More prosaically, commercial cameras are available off the shelf which "only" do 10 million frames per second...

"... events that cannot be caught on FILM today." (emphasis mine). That made me laugh.

I wonder, if we take Ken Tanaka's premise above and move from time to a physical object, how long would that strip of film be?

I suspect Ken Tanaka didn't include the impact of leap years in his calculation of how many years. By the Gregorian calendar, the task would come more than a lifetime faster: 158,443 years and by astronomical Julian calendar it would be 158,440 years (approximately).

Of course, this is premised on the rotation of earth, and it's orbit round old Sol, as being constant between now and then, but certainly those are false assumptions.


I have a dilemma...

If the camera can capture the photons traveling the thickness of the sheet of paper (every frame captures that traveled distance)....

And photon is the smallest energy that has "light".

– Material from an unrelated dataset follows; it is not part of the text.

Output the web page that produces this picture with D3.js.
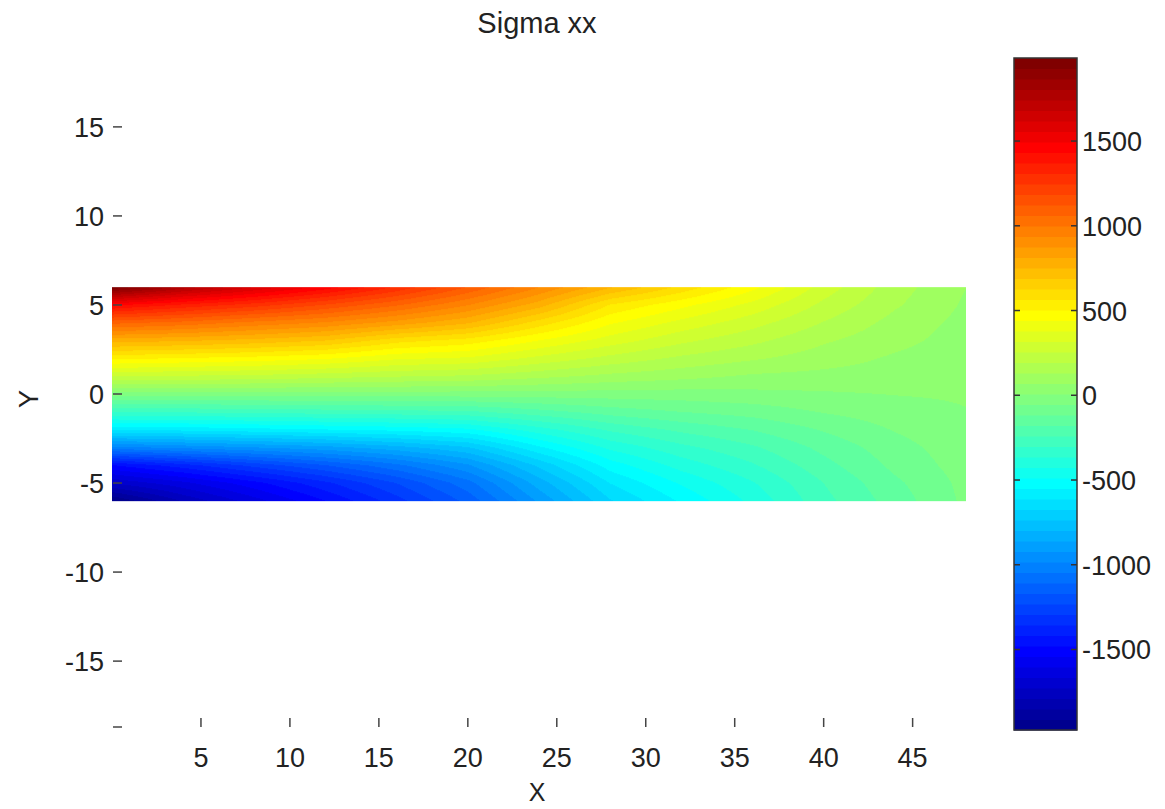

From where does the light come from that photon to the camera?

Okay.... So if I take a E27 lighbulb and I power it up with a cord and then I throw it in air and I use high speed camera to capture its motion....
The camera i receiving the photons it emits as well that are bouncing off from it and those enters to the speed camera lens and to the sensor....

Now swap that lightbulb to as photon... How can a photon transmit more photons from it, that are captured?

What I am trying to understand, is how we can "see" a photon, when we need that photon to be captured to be seen?